[Records from a data source]
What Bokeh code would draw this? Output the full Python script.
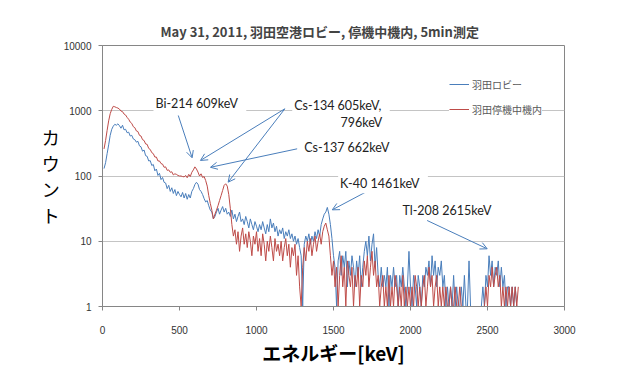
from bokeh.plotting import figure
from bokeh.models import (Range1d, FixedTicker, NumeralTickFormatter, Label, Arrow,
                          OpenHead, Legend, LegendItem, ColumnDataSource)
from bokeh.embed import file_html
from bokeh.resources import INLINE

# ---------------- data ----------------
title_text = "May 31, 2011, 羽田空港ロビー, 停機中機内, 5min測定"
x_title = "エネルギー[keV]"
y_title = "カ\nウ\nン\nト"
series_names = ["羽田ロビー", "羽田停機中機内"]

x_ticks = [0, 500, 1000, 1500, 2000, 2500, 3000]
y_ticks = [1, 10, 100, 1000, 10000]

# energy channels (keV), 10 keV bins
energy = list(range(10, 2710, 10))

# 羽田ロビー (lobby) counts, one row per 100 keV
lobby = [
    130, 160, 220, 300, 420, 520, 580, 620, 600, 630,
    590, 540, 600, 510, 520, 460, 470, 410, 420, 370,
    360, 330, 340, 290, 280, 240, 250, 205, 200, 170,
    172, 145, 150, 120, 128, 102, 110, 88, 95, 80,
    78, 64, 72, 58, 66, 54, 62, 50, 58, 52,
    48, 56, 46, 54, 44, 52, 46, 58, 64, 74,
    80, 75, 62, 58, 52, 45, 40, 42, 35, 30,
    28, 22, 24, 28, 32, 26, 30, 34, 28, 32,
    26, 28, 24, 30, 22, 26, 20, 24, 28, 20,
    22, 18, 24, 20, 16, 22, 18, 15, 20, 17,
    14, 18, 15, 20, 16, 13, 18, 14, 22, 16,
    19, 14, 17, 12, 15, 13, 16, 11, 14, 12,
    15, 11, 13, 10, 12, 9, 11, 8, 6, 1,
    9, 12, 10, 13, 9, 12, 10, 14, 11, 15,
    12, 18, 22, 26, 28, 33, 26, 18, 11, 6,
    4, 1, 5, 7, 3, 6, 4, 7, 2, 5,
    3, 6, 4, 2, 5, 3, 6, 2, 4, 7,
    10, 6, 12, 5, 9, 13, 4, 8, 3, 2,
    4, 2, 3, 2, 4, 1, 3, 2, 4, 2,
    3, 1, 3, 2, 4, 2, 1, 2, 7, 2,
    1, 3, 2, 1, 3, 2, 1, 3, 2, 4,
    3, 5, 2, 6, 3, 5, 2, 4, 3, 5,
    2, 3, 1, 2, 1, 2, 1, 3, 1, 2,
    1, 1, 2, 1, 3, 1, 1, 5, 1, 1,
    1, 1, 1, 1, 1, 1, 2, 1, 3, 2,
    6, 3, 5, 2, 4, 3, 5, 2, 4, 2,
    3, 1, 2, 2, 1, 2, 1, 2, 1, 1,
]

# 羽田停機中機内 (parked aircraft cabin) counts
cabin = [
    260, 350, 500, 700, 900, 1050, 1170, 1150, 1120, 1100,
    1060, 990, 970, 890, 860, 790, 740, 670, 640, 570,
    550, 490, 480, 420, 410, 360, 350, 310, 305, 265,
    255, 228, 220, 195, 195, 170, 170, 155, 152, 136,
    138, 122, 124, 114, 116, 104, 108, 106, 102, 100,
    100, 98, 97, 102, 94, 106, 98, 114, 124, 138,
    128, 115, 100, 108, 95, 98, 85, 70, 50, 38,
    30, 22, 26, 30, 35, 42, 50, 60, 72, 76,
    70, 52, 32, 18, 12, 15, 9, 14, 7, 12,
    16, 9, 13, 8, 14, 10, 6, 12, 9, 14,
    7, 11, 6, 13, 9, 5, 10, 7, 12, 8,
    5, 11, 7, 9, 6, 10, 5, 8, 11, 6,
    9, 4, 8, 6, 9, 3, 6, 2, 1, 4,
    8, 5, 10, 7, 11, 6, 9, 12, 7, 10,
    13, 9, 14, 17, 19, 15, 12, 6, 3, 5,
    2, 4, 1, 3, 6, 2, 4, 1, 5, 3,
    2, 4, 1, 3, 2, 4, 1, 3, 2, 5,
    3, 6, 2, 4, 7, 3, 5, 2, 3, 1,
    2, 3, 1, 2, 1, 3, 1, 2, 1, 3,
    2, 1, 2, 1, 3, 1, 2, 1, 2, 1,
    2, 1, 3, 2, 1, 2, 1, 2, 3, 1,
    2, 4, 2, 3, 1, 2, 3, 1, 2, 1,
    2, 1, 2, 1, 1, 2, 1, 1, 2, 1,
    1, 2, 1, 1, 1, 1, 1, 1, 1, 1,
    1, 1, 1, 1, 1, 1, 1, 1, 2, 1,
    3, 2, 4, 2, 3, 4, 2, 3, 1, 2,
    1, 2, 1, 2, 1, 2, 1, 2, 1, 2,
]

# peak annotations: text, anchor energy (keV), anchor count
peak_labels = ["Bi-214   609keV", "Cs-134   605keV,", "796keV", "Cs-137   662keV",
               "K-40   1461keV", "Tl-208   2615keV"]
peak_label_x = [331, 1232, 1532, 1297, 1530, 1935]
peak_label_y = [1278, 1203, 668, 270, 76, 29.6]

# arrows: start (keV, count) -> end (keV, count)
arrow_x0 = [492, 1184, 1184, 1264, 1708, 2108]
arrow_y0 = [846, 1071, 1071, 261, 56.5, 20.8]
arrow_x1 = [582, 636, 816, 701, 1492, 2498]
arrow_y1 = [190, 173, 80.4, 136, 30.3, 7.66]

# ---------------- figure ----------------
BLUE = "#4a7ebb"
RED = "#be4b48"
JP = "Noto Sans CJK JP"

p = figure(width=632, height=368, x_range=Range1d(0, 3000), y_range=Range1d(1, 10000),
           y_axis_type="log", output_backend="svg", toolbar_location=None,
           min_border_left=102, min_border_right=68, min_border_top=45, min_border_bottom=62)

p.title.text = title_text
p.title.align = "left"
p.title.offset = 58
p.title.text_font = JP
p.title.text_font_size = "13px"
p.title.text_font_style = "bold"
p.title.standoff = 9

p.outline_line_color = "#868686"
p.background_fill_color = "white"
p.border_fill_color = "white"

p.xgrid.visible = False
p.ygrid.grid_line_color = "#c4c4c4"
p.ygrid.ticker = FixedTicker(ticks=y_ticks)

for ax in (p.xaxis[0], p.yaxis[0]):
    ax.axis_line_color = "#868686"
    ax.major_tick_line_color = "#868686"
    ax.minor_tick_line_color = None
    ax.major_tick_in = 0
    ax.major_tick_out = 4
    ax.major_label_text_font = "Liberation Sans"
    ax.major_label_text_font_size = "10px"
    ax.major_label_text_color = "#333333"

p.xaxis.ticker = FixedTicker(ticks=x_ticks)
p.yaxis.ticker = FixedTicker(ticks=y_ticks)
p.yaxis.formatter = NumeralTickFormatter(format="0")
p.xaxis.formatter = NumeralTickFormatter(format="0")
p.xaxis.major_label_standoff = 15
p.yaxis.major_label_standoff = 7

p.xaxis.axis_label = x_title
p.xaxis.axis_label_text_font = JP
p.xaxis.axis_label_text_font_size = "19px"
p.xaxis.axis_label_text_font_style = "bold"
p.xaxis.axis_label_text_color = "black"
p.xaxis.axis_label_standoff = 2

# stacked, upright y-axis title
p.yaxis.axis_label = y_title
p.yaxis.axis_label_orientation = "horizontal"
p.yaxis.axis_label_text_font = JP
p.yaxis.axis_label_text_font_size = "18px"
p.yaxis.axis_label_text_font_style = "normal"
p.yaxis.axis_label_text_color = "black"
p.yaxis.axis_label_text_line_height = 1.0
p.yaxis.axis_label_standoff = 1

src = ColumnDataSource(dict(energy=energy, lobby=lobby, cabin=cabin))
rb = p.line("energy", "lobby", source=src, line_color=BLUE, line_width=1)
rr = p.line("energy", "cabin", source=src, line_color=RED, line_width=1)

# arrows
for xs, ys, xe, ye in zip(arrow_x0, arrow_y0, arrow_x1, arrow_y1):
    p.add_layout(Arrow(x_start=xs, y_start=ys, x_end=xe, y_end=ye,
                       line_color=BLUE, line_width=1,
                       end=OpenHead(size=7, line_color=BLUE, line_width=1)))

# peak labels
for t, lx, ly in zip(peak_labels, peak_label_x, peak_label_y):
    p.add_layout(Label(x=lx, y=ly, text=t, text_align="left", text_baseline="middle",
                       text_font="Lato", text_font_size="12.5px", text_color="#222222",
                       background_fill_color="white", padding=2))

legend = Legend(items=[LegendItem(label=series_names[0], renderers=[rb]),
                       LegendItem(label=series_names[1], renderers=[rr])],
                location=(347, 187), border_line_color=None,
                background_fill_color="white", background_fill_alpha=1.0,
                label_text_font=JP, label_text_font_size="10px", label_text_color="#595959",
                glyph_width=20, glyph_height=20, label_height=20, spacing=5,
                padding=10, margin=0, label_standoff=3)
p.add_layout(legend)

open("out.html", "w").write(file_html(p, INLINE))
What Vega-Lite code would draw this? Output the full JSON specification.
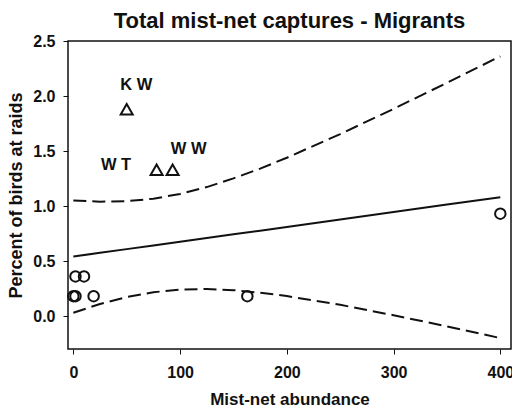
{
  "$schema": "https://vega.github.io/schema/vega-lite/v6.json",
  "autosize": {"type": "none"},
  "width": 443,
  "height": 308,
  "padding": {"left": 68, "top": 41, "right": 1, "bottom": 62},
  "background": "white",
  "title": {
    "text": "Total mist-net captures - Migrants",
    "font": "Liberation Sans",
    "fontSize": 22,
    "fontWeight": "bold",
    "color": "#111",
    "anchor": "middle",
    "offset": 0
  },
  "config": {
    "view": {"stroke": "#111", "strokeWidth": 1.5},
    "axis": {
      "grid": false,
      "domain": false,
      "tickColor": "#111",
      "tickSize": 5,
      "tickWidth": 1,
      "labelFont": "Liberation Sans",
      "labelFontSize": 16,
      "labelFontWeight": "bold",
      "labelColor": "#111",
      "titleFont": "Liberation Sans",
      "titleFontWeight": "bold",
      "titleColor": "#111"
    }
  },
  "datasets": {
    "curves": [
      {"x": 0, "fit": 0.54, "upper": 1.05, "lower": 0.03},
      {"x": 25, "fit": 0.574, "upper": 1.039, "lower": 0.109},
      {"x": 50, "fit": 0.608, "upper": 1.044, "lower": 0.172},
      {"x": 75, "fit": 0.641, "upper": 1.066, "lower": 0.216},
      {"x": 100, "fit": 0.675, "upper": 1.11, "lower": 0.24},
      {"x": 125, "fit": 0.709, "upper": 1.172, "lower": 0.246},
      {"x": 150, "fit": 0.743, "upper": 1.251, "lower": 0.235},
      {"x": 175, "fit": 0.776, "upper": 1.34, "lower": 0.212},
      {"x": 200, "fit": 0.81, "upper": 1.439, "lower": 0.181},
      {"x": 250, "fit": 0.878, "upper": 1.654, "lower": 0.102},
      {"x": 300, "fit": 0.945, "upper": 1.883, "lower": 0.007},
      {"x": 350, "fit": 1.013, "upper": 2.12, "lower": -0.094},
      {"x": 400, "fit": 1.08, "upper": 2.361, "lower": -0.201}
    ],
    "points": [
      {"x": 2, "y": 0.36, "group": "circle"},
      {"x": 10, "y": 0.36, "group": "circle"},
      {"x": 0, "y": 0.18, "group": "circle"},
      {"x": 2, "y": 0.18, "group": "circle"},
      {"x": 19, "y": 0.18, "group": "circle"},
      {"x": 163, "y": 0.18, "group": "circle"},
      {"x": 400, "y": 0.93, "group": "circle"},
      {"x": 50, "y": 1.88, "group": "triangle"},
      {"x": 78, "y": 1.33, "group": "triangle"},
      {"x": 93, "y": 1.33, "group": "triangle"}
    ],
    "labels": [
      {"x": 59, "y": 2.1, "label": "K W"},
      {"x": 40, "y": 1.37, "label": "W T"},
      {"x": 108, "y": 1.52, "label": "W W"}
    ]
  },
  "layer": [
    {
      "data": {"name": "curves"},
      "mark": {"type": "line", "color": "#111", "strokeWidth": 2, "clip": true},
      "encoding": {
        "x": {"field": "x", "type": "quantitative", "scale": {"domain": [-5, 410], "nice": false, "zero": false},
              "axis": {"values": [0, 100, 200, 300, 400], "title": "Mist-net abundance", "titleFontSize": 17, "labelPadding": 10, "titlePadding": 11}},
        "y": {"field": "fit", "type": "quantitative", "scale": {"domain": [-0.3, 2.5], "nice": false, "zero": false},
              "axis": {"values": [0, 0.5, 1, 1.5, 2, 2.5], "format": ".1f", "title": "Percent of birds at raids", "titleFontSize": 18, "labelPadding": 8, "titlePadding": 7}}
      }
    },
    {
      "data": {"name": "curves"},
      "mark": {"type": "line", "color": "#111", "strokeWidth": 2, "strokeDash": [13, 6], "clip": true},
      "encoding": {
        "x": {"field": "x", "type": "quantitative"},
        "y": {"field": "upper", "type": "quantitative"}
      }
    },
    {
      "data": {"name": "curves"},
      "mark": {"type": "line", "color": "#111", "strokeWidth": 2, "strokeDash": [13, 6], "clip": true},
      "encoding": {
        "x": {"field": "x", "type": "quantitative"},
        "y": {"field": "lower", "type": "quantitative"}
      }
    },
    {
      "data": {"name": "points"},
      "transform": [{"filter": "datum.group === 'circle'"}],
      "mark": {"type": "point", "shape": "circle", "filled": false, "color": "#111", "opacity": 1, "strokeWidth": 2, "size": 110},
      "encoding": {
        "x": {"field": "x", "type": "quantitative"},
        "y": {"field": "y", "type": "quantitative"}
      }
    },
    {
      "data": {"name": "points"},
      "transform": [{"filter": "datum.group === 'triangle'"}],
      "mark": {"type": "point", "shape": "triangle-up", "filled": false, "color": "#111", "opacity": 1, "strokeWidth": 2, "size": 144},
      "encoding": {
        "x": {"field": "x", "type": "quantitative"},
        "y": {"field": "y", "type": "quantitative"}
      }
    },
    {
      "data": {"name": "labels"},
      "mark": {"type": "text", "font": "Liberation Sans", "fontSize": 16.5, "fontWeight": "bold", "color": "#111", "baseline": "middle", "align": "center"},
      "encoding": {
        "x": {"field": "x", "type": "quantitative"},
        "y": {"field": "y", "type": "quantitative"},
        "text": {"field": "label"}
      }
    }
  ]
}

The exercise:
Repeat the lines of the listing above verbatim, beginning at its first line and ending at the line containing "from bokeh.resources import INLINE", which is included. Omit pictures.

Answer for the task:
What Bokeh code would draw this? Output the full Python script.
from bokeh.plotting import figure
from bokeh.models import (Range1d, FixedTicker, NumeralTickFormatter, Label, Arrow,
                          OpenHead, Legend, LegendItem, ColumnDataSource)
from bokeh.embed import file_html
from bokeh.resources import INLINE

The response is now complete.